Every generation finds good reasons to hate those that came after. Imagine how pissed the parents who lived through the 1940s and '50s were as they sat through the contraceptive-fuelled Summers of Love in the sex-mad ’60s.
Nothing, but nothing, though, causes a rising rankle of hatred and raging injustice like the existence of Tinder.
Anyone – and I mean anyone – who is either too old, or too married, or committed, to have lived in a time where they had access to this 'Fish in a Barrel' dating app of delights is angry at the world about it, and even angrier at all the people who tell them how great it is. How easy.
And it’s literally impossible to go through life, as a married or taken man, without someone raving to you about it, or offering you to swipe for them.
This is because Australians, randy dogs that we are, sit atop the world when it comes to Tinder use, on a per capita basis, according to the Gruen Transfer’s Russel Howcroft. Looking very much like one of the millions of men who’ve missed out on Generation Tinder, Howcroft claims Aussies rack up a staggering 50 million swipes a day.

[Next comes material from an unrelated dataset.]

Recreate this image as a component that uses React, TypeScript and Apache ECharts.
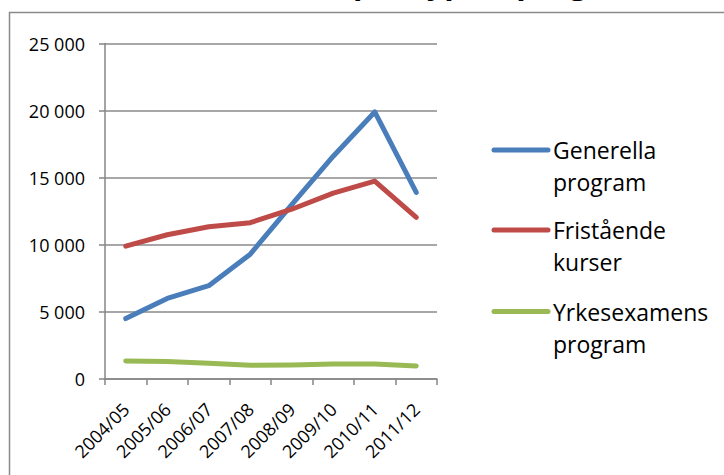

Take the very young, the (genuinely) committed couples and the too old to know how to use an iPhone out of our 24 million population, and that means a middling-sized number of people are doing an enormous amount of hooking up.
And it just wasn’t so damn easy in our day.
One National Tinder Day – Brought to You by Penthouse Magazine
Clearly, something needs to be done, and the answer is crystal clear, we need a National Tinder Holiday.
We here at Penthouse propose that there should be at least one, if not two, of these fabulous Tinder Days a year, on which people who are notionally legally bound not to have sex with people other than their partner can experience the wonder and joy of commitment-less shagging, effortless hooking up, and picking potential partners entirely on their looks (and whether they like animals, which seems to be a big thing for Tinder users).
One National Tinder Day – Brought to You by Penthouse Magazine – might be enough, but wouldn’t it be better, and more practical, if there was one for blokes and another for women?
It would make sense to tie them in with something like Mother’s Day and Father’s Day, so that the hard-working parents in our society could get the kind of reward and recognition they’d really like, rather than more socks, ties, flowers and chocolates.
We’d need to be a bit careful with the timing, of course, because parents are expected to wake up in their own beds on the actual day, so what about making a long weekend of it (Australia loves those) and declaring the Mondays after Father’s and Mother’s Day as Tinder Days?
We reckon Tinder would be happy to join us as co-sponsors of the idea, and even the lucky bastards who are actually single will get on board, because for two days a year the ranks of the dating site will swell with people who are absolutely mad for it, and will go off in the sack like people who’ve been chained to just one partner for too long.
Essentially, Tinder simply allows humans, and men, in particular, to live the way we were supposed to, as apes, by spreading our seed far and wide. Marriage and monogamy are unnatural and unnecessary, and Tinder has come along to free us from bondage.
Let us celebrate this, then, by declaring Tinder Holidays for all.